> [Task details]:
Retype, word for word, the lines from the first line of the entries through the line that holds "Serif', 'Times New"; leave out the pictures.

> [Input data]:
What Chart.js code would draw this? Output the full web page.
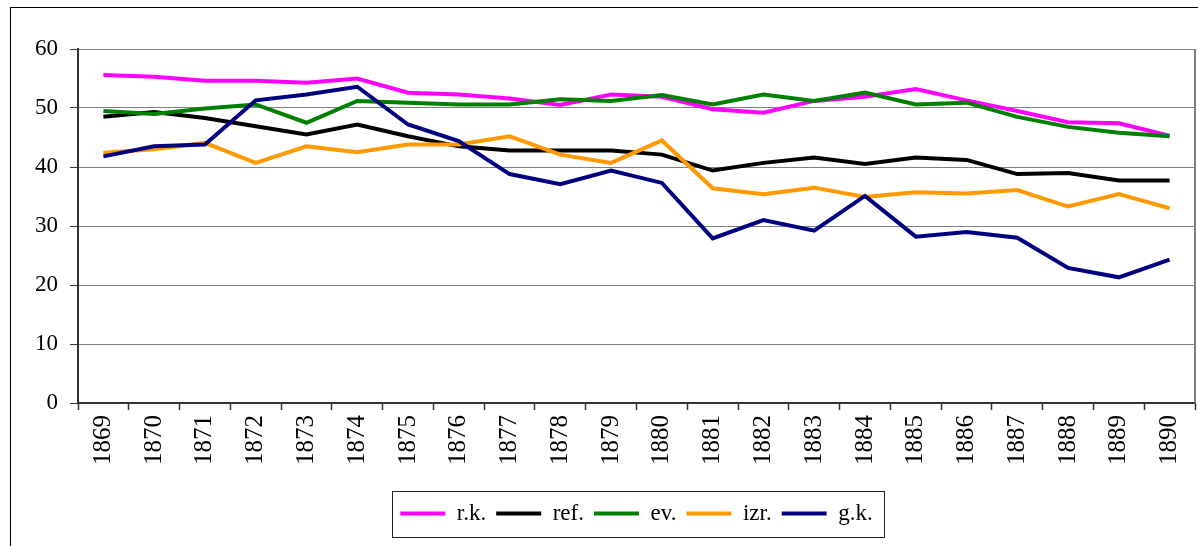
<!DOCTYPE html>
<html><head><meta charset="utf-8">
<script src="https://cdn.jsdelivr.net/npm/chart.js@4.4.1/dist/chart.umd.min.js"></script>
<style>html,body{margin:0;padding:0;background:#fff;} canvas{display:block;}</style>
</head><body>
<canvas id="c" width="1198" height="546"></canvas>
<script>
const years = ["1869","1870","1871","1872","1873","1874","1875","1876","1877","1878","1879","1880","1881","1882","1883","1884","1885","1886","1887","1888","1889","1890"];
const seriesNames = ["r.k.", "ref.", "ev.", "izr.", "g.k."];
const rk  = [55.6, 55.3, 54.6, 54.6, 54.3, 55.0, 52.6, 52.3, 51.6, 50.5, 52.3, 51.9, 49.8, 49.2, 51.2, 51.9, 53.2, 51.3, 49.5, 47.6, 47.4, 45.3];
const ref = [48.5, 49.3, 48.3, 46.9, 45.5, 47.2, 45.2, 43.5, 42.8, 42.8, 42.8, 42.1, 39.4, 40.7, 41.6, 40.5, 41.6, 41.2, 38.8, 39.0, 37.7, 37.7];
const ev  = [49.5, 49.0, 49.9, 50.6, 47.5, 51.2, 50.9, 50.6, 50.6, 51.5, 51.2, 52.2, 50.6, 52.3, 51.2, 52.6, 50.6, 50.9, 48.5, 46.8, 45.8, 45.2];
const izr = [42.4, 43.0, 44.1, 40.7, 43.5, 42.5, 43.8, 43.8, 45.2, 42.1, 40.7, 44.5, 36.4, 35.4, 36.5, 34.9, 35.7, 35.5, 36.1, 33.3, 35.4, 33.0];
const gk  = [41.8, 43.5, 43.8, 51.3, 52.3, 53.6, 47.2, 44.4, 38.8, 37.1, 39.4, 37.3, 27.9, 31.0, 29.2, 35.1, 28.2, 29.0, 28.0, 22.9, 21.3, 24.3];
const yMin = 0, yMax = 60, yStep = 10;

const colors = ["#FF00FF", "#000000", "#008000", "#FF9900", "#000080"];
const values = [rk, ref, ev, izr, gk];
const FONT = "'Liberation Serif', 'Times New Roman', serif";

const framePlugin = {
  id: 'frame',
  beforeDraw(chart) {
    const ctx = chart.ctx;
    ctx.save();
    ctx.fillStyle = '#fff';
    ctx.fillRect(0, 0, chart.width, chart.height);
    ctx.restore();
  },
  beforeDatasetsDraw(chart) {
    const ctx = chart.ctx, a = chart.chartArea;
    ctx.save();
    ctx.strokeStyle = '#808080';
    ctx.lineWidth = 2;
    ctx.beginPath();
    ctx.moveTo(Math.round(a.right), a.top);
    ctx.lineTo(Math.round(a.right), a.bottom);
    ctx.stroke();
    ctx.restore();
  },
  afterDraw(chart) {
    const ctx = chart.ctx;
    ctx.save();
    ctx.strokeStyle = '#000';
    ctx.lineWidth = 1;
    ctx.strokeRect(10.5, 7.5, 1400, 800);
    const hb = chart.legend.legendHitBoxes;
    if (hb && hb.length) {
      const first = hb[0], last = hb[hb.length - 1];
      const l = Math.round(first.left - 8) + 0.5;
      const r = Math.round(last.left + last.width + 11) + 0.5;
      const cy = first.top + first.height / 2;
      const t = Math.round(cy - 23) + 0.5, b = Math.round(cy + 23) + 0.5;
      ctx.strokeStyle = '#222';
      ctx.strokeRect(l, t, r - l, b - t);
    }
    ctx.restore();
  }
};

new Chart(document.getElementById('c'), {
  type: 'line',
  data: {
    labels: years,
    datasets: seriesNames.map((n, i) => ({
      label: n,
      data: values[i],
      borderColor: colors[i],
      backgroundColor: colors[i],
      borderWidth: 4,
      pointRadius: 0,
      pointStyle: 'line',
      fill: false,
      tension: 0,
      order: seriesNames.length - i
    }))
  },
  options: {
    responsive: false,
    animation: false,
    devicePixelRatio: 1,
    layout: { padding: { left: 0, right: 3, top: 49, bottom: 11 } },
    plugins: {
      legend: {
        position: 'bottom',
        fullSize: false,
        labels: {
          usePointStyle: true,
          pointStyle: 'line',
          pointStyleWidth: 45,
          padding: 10,
          color: '#000',
          font: { family: FONT, size: 23 },
          sort: (a, b) => a.datasetIndex - b.datasetIndex
        }
      },
      tooltip: { enabled: false }
    },
    scales: {
      x: {
        offset: true,
        grid: { offset: true, drawOnChartArea: false, tickLength: 7, tickColor: '#333', tickWidth: 1.5 },
        border: { color: '#333', width: 2 },
        ticks: { minRotation: 90, maxRotation: 90, autoSkip: false, padding: 5, color: '#000', font: { family: FONT, size: 25 } },
        afterFit(s) { s.height = 89; s.paddingLeft = 0; s.paddingRight = 0; }
      },
      y: {
        min: yMin, max: yMax,
        ticks: { stepSize: yStep, padding: 12, color: '#000', font: { family: FONT, size: 23 } },
        grid: { color: '#808080', tickLength: 8, tickColor: '#333', lineWidth: 1 },
        border: { color: '#333', width: 2 },
        afterFit(s) { s.width = 78; }
      }
    }
  },
  plugins: [framePlugin]
});
</script>
</body></html>
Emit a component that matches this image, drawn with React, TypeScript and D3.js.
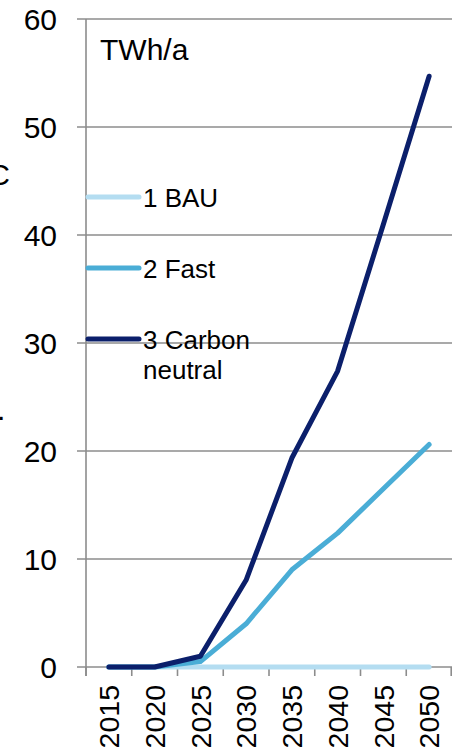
import React from "react";
import * as d3 from "d3";

const years = ["2015", "2020", "2025", "2030", "2035", "2040", "2045", "2050"];
const bau = [0, 0, 0, 0, 0, 0, 0, 0];
const fast = [0, 0, 0.5, 4.0, 9.0, 12.4, 16.5, 20.6];
const carbon = [0, 0, 1.0, 8.05, 19.35, 27.4, 41.0, 54.7];
const yTicks = [0, 10, 20, 30, 40, 50, 60];
const seriesNames = ["1 BAU", "2 Fast", "3 Carbon neutral"];
const seriesColors = ["#B4DDF1", "#4AADD6", "#0B1F6B"];

const W = 452;
const H = 749;
const FONT = "Arial, 'Liberation Sans', sans-serif";

export default function App() {
  const left = 86;
  const right = 452;
  const top = 19;
  const bottom = 667;
  const x = d3.scaleBand<string>().domain(years).range([left, right]).padding(0);
  const y = d3.scaleLinear().domain([0, 60]).range([bottom, top]);
  const cx = (i: number) => (x(years[i]) as number) + x.bandwidth() / 2;
  const line = d3
    .line<number>()
    .x((_, i) => cx(i))
    .y((d) => y(d));
  const series = [bau, fast, carbon];
  const grid = "#8C8C8C";
  const legendY = [197, 268, 339];

  return (
    <svg
      width={W}
      height={H}
      style={{ position: "absolute", left: 0, top: 0, background: "#fff" }}
      fontFamily={FONT}
    >
      {/* clipped axis title fragments, as in the reference */}
      <text x={10} y={185} fontSize={30} textAnchor="end" fill="#000">
        C
      </text>
      <text x={-3} y={420} fontSize={30} fill="#000">
        .
      </text>

      {/* gridlines */}
      {yTicks.map((t) => (
        <line key={t} x1={77} x2={right} y1={y(t)} y2={y(t)} stroke={grid} strokeWidth={1.6} />
      ))}
      {/* y axis */}
      <line x1={left} x2={left} y1={top} y2={bottom + 9} stroke={grid} strokeWidth={1.6} />
      {/* x ticks */}
      {years.map((yr) => (
        <line
          key={yr}
          x1={x(yr) as number}
          x2={x(yr) as number}
          y1={bottom}
          y2={bottom + 9}
          stroke={grid}
          strokeWidth={1.6}
        />
      ))}
      <line x1={right - 0.8} x2={right - 0.8} y1={bottom} y2={bottom + 9} stroke={grid} strokeWidth={1.6} />

      {/* y labels */}
      {yTicks.map((t) => (
        <text key={t} x={57} y={y(t)} dy="0.36em" fontSize={30} textAnchor="end" fill="#000">
          {t}
        </text>
      ))}
      {/* x labels */}
      {years.map((yr, i) => (
        <text
          key={yr}
          transform={`translate(${cx(i)},${685}) rotate(-90)`}
          dy="0.36em"
          fontSize={28.5}
          textAnchor="end"
          fill="#000"
        >
          {yr}
        </text>
      ))}

      {/* unit */}
      <text x={100} y={60} fontSize={30} fill="#000">
        TWh/a
      </text>

      {/* series */}
      {series.map((s, k) => (
        <path
          key={k}
          d={line(s) as string}
          fill="none"
          stroke={seriesColors[k]}
          strokeWidth={5}
          strokeLinecap="round"
          strokeLinejoin="round"
        />
      ))}

      {/* legend */}
      {seriesNames.map((n, k) => (
        <g key={n}>
          <line
            x1={88}
            x2={139}
            y1={legendY[k]}
            y2={legendY[k]}
            stroke={seriesColors[k]}
            strokeWidth={5}
            strokeLinecap="round"
          />
          {k < 2 ? (
            <text x={143} y={legendY[k] + 9.5} fontSize={26} fill="#000">
              {n}
            </text>
          ) : (
            <text x={143} y={legendY[k] + 9.5} fontSize={26} fill="#000">
              <tspan x={143}>3 Carbon</tspan>
              <tspan x={143} dy={30}>
                neutral
              </tspan>
            </text>
          )}
        </g>
      ))}
    </svg>
  );
}
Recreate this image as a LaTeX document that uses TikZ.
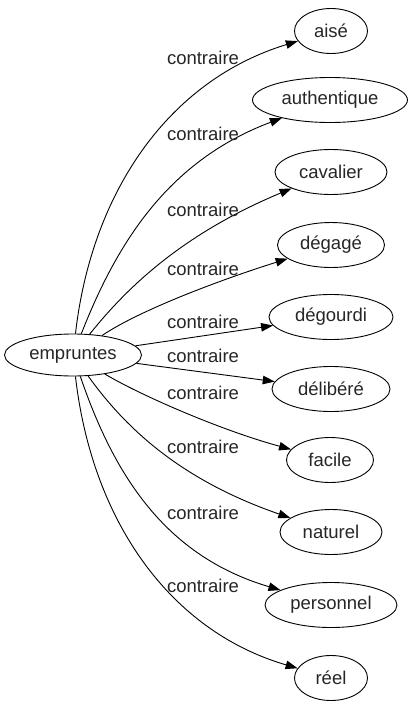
\documentclass[tikz,border=0pt]{standalone}
\usepackage{fontspec}
\setmainfont{Liberation Sans}
\usetikzlibrary{shapes.geometric,arrows.meta}
\tikzset{
  word/.style={ellipse, draw, line width=0.9pt, inner sep=0pt, minimum height=45pt, font=\fontsize{18.5}{20}\selectfont, text=black!85},
  rel/.style={font=\fontsize{18.5}{20}\selectfont, text=black!85, inner sep=0pt},
  link/.style={line width=0.9pt, -{Triangle[length=12pt,width=8.5pt]}}
}
\begin{document}
\begin{tikzpicture}[x=1pt,y=-1pt]
\useasboundingbox (0,0) rectangle (411,707);
\node[word, minimum width=137pt, minimum height=42pt] (e) at (73,355) {empruntes};
\node[word, minimum width=73pt] (aise) at (331,31) {aisé};
\node[word, minimum width=155pt] (auth) at (330,100) {authentique};
\node[word, minimum width=112pt] (cav) at (331,172) {cavalier};
\node[word, minimum width=107pt] (dega) at (331,245) {dégagé};
\node[word, minimum width=124pt] (degou) at (331,317) {dégourdi};
\node[word, minimum width=118pt] (deli) at (331,389) {délibéré};
\node[word, minimum width=87pt] (fac) at (330,460) {facile};
\node[word, minimum width=102pt] (nat) at (331,532) {naturel};
\node[word, minimum width=132pt] (pers) at (331,605) {personnel};
\node[word, minimum width=73pt] (reel) at (331,678) {réel};

\draw[link] (e) .. controls (92,190) and (170,80) .. (aise);
\draw[link] (e) .. controls (118,240) and (170,160) .. (auth);
\draw[link] (e) .. controls (125,290) and (180,235) .. (cav);
\draw[link] (e) .. controls (140,310) and (220,280) .. (dega);
\draw[link] (e) -- (degou);
\draw[link] (e) -- (deli);
\draw[link] (e) .. controls (140,395) and (220,430) .. (fac);
\draw[link] (e) .. controls (122,423) and (175,478) .. (nat);
\draw[link] (e) .. controls (114,475) and (165,556) .. (pers);
\draw[link] (e) .. controls (92,521) and (170,631) .. (reel);

\node[rel] (l1) at (203,58) {contraire};
\node[rel] (l2) at (203,134) {contraire};
\node[rel] (l3) at (203,210) {contraire};
\node[rel] (l4) at (203,269) {contraire};
\node[rel] (l5) at (203,322) {contraire};
\node[rel] (l6) at (203,356) {contraire};
\node[rel] (l7) at (203,393) {contraire};
\node[rel] (l8) at (203,447) {contraire};
\node[rel] (l9) at (203,513) {contraire};
\node[rel] (l10) at (203,586) {contraire};
\end{tikzpicture}
\end{document}
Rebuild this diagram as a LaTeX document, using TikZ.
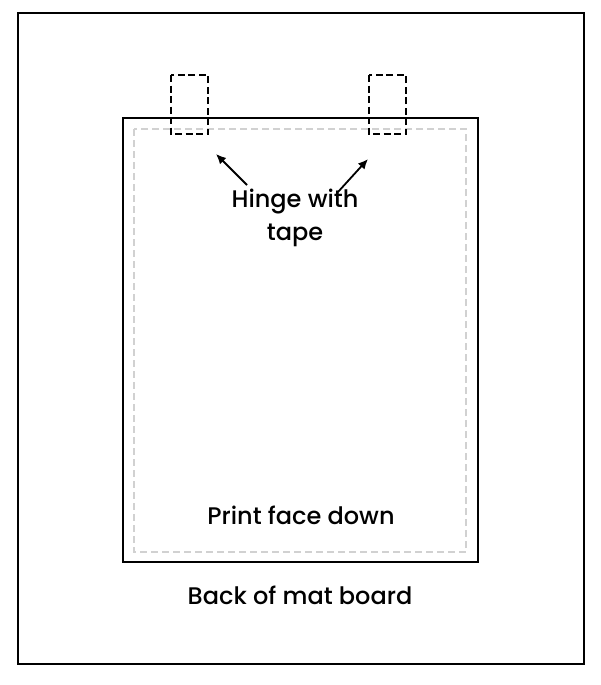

> [Answer to this task]:
What Chart.js code would draw this? Output the full web page.
<!DOCTYPE html>
<html><head><meta charset="utf-8">
<script src="https://cdn.jsdelivr.net/npm/chart.js@4.4.1/dist/chart.umd.min.js"></script>
<style>html,body{margin:0;padding:0;background:#fff;} canvas{display:block;}</style>
</head><body>
<canvas id="c" width="1198" height="546"></canvas>
<script>
const years = ["1869","1870","1871","1872","1873","1874","1875","1876","1877","1878","1879","1880","1881","1882","1883","1884","1885","1886","1887","1888","1889","1890"];
const seriesNames = ["r.k.", "ref.", "ev.", "izr.", "g.k."];
const rk  = [55.6, 55.3, 54.6, 54.6, 54.3, 55.0, 52.6, 52.3, 51.6, 50.5, 52.3, 51.9, 49.8, 49.2, 51.2, 51.9, 53.2, 51.3, 49.5, 47.6, 47.4, 45.3];
const ref = [48.5, 49.3, 48.3, 46.9, 45.5, 47.2, 45.2, 43.5, 42.8, 42.8, 42.8, 42.1, 39.4, 40.7, 41.6, 40.5, 41.6, 41.2, 38.8, 39.0, 37.7, 37.7];
const ev  = [49.5, 49.0, 49.9, 50.6, 47.5, 51.2, 50.9, 50.6, 50.6, 51.5, 51.2, 52.2, 50.6, 52.3, 51.2, 52.6, 50.6, 50.9, 48.5, 46.8, 45.8, 45.2];
const izr = [42.4, 43.0, 44.1, 40.7, 43.5, 42.5, 43.8, 43.8, 45.2, 42.1, 40.7, 44.5, 36.4, 35.4, 36.5, 34.9, 35.7, 35.5, 36.1, 33.3, 35.4, 33.0];
const gk  = [41.8, 43.5, 43.8, 51.3, 52.3, 53.6, 47.2, 44.4, 38.8, 37.1, 39.4, 37.3, 27.9, 31.0, 29.2, 35.1, 28.2, 29.0, 28.0, 22.9, 21.3, 24.3];
const yMin = 0, yMax = 60, yStep = 10;

const colors = ["#FF00FF", "#000000", "#008000", "#FF9900", "#000080"];
const values = [rk, ref, ev, izr, gk];
const FONT = "'Liberation Serif', 'Times New Roman', serif";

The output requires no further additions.